1<title>Fossil Delta Encoding Algorithm</title>
2<nowiki>
3<h2>Abstract</h2>
4
5<p>A key component for the efficient storage of multiple revisions of
6a file in fossil repositories is the use of delta-compression, i.e. to
7store only the changes between revisions instead of the whole
8file.</p>
9
10<p>This document describes the encoding algorithm used by Fossil to
11generate deltas. It is targeted at developers working on either
12<a href="index.wiki">fossil</a> itself, or on tools compatible with
13it. The exact format of the generated byte-sequences, while in general
14not necessary to understand encoder operation, can be found in the
15companion specification titled "<a href="delta_format.wiki">Fossil
16Delta Format</a>".
17</p>
18
19<p>The algorithm is inspired
20by <a href="http://samba.anu.edu.au/rsync/">rsync</a>.</p>
21
22<h2 id="argresparam">1.0 Arguments, Results, and Parameters</h2>
23
24<p>The encoder takes two byte-sequences as input, the "original", and
25the "target", and returns a single byte-sequence containing the
26"delta" which transforms the original into the target upon its
27application.</p>
28
29<p>Note that the data of a "byte-sequence" includes its length,
30i.e. the number of bytes contained in the sequence.</p>
31
32<p>The algorithm has one parameter named "NHASH", the size of the
33"sliding window" for the "rolling hash", in bytes. These two terms are
34explained in the next section. The value of this parameter has to be a
35power of two for the algorithm to work.
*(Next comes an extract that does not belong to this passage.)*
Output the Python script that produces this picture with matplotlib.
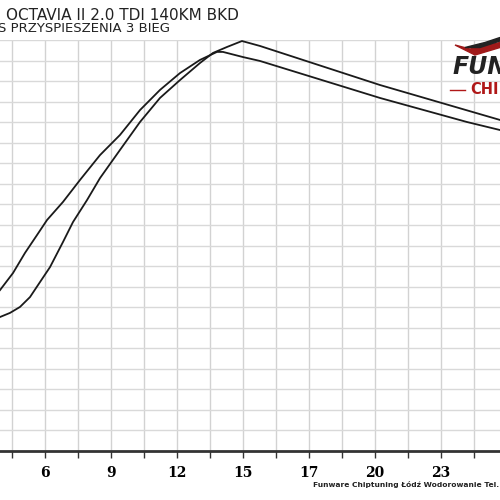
import matplotlib
matplotlib.use("Agg")
import matplotlib.pyplot as plt
from matplotlib.patches import Polygon

# data in grid units
ax_x = [-0.364, 0.03, 0.394, 0.758, 1.061, 1.545, 2.061, 2.667, 3.273, 3.879, 4.485, 5.091,
        5.697, 6.212, 6.394, 7.0, 7.515, 11.152, 13.788, 14.788]
ax_y = [7.83, 8.66, 9.64, 10.51, 11.24, 12.12, 13.19, 14.40, 15.38, 16.59, 17.57, 18.39,
        19.03, 19.42, 19.42, 19.17, 18.98, 17.18, 16.01, 15.62]
bx_x = [-0.364, -0.061, 0.242, 0.545, 0.848, 1.152, 1.545, 1.848, 2.273, 2.667, 3.273, 3.879,
        4.485, 5.091, 5.697, 6.091, 6.515, 6.970, 7.515, 11.152, 14.788]
bx_y = [6.52, 6.72, 7.01, 7.49, 8.22, 8.95, 10.17, 11.14, 12.21, 13.28, 14.65, 16.01,
        17.18, 18.05, 18.88, 19.37, 19.66, 19.95, 19.71, 17.81, 16.11]
tick_pos = [1, 3, 5, 7, 9, 11, 13]
tick_labels = ["6", "9", "12", "15", "17", "20", "23"]

fig = plt.figure(figsize=(5, 5), dpi=100)
ax = fig.add_axes([0, 0.098, 1, 0.822])
ax.set_xlim(-0.364, 14.79)
ax.set_ylim(0, 20)
for i in range(0, 15):
    ax.axvline(i, color="#d2d2d2", lw=1, zorder=1)
for j in range(1, 21):
    ax.axhline(j, color="#d9d9d9", lw=1, zorder=1)
for s in ["top", "right", "left"]:
    ax.spines[s].set_visible(False)
ax.spines["bottom"].set_linewidth(2)
ax.spines["bottom"].set_color("#333333")
ax.set_xticks(range(0, 15))
ax.set_xticklabels([""] * 15)
ax.tick_params(axis="x", length=5, width=1, color="#333333", direction="out")
ax.set_yticks([])
for p, l in zip(tick_pos, tick_labels):
    ax.text(p, -0.75, l, ha="center", va="top", fontsize=10, fontweight="bold",
            family="DejaVu Serif")

ax.plot(ax_x, ax_y, color="#1a1a1a", lw=1.3, clip_on=False, zorder=3)
ax.plot(bx_x, bx_y, color="#1a1a1a", lw=1.3, clip_on=False, zorder=3)

fig.text(0.012, 0.97, "OCTAVIA II 2.0 TDI 140KM BKD", fontsize=11, va="center",
         ha="left", color="#222222")
fig.text(-0.004, 0.942, "S PRZYSPIESZENIA 3 BIEG", fontsize=9.5, va="center",
         ha="left", color="#222222")

# logo
fig.patches.append(Polygon([[0.91, 0.91], [0.95, 0.89], [1.0, 0.905], [1.0, 0.915], [0.94, 0.902]],
                           closed=True, transform=fig.transFigure, color="#a01a1a"))
fig.patches.append(Polygon([[0.93, 0.905], [0.97, 0.915], [1.0, 0.925], [1.0, 0.918], [0.96, 0.905]],
                           closed=True, transform=fig.transFigure, color="#222222"))
fig.text(0.905, 0.865, "FUN", fontsize=17, fontweight="bold", style="italic",
         color="#222222", va="center", ha="left")
fig.text(0.94, 0.82, "CHI", fontsize=10.5, fontweight="bold", color="#b01818",
         va="center", ha="left")
fig.lines.append(plt.Line2D([0.9, 0.93], [0.82, 0.82], transform=fig.transFigure,
                            color="#b01818", lw=1))

fig.text(0.998, 0.03, "Funware Chiptuning Łódź Wodorowanie Tel.", fontsize=5.4,
         fontweight="bold", ha="right", va="center", color="#222222")

fig.savefig("out.png", dpi=100)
For Fossil the value of this
36parameter is set to "16".</p>
37
38<h2 id="operation">2.0 Operation</h2>
39
40<p>The algorithm is split into three phases which generate
41the <a href="delta_format.wiki#header">header</a>,
42<a href="delta_format.wiki#slist">segment list</a>,
43and <a href="delta_format.wiki#trailer">trailer</a> of the delta, per
44its general <a href="delta_format.wiki#structure">structure</a>.</p>
45
46<p>The two phases generating header and trailer are not covered here
47as their implementation trivially follows directly from the
48specification of the <a href="delta_format.wiki">delta format</a>.</p>
49
50<p>This leaves the segment-list. Its generation is done in two phases,
51a pre-processing step operating on the "original" byte-sequence,
52followed by the processing of the "target" byte-sequence using the
53information gathered by the first step.</p>
54
55<h3 id="preprocessing">2.1 Preprocessing the original</h3>
56
57<p>A major part of the processing of the "target" is to find a range
58in the "original" which contains the same content as found at the
59current location in the "target".</p>
60
61<p>A naive approach to this would be to search the whole "original"
62for such content. This however is very inefficient as it would search
63the same parts of the "original" over and over. What is done instead
64is to sample the "original" at regular intervals, compute signatures
65for the sampled locations and store them in a hash table keyed by
66these signatures.</p>
67
68<p>That is what happens in this step. The following processing step
69can then the compute signature for its current location and then has
70to search only a narrow set of locations in the "original" for
71possible matches, namely those which have the same signature.</p>
72
73<p>In detail:</p>
74
75<ol>
76<li>The "original" is split into chunks of NHASH bytes. Note that a
77partial chunk of less than NHASH bytes at the end of "original" is
78ignored.
79</li>
80<li>The <a href="#rollhash">rolling hash</a> of each chunk is
81computed.
82</li>
83<li>A hash table is filled, mapping from the hashes of the chunks to
84the list of chunk locations having this hash.
85</li>
86</ol>
87
88<h3 id="processing">2.1 Processing the target</h3>
89
90<p>This, the main phase of the encoder, processes the target in a loop
91from beginning to end. The state of the encoder is captured by two
92locations, the "base" and the "slide". "base" points to the first byte
93of the target for which no delta output has been generated yet, and
94"slide" is the location of the window used to look in the "origin" for
95commonalities. This window is NHASH bytes long.</p>
96
97<p>Initially both "base" and "slide" point to the beginning of the
98"target". In each iteration of the loop the encoder decides whether to
99<ul>
100<li>emit a single instruction
101to <a href="delta_format.wiki#copyrange">copy a range</a>, or
102</li>
103<li>emit two instructions, first
104to <a href="delta_format.wiki#insertlit">insert a literal</a>, then
105to <a href="delta_format.wiki#copyrange">copy a range</a>, or
106</li>
107<li>move the window forward one byte.
108</li>
109</ul>
110</p>
111
112<div style="float:right">
113<verbatim type="pikchr" style="float:right">
114TARGET: [
115       down
116       "Target" bold
117       box fill palegreen width 150% height 200% "Processed"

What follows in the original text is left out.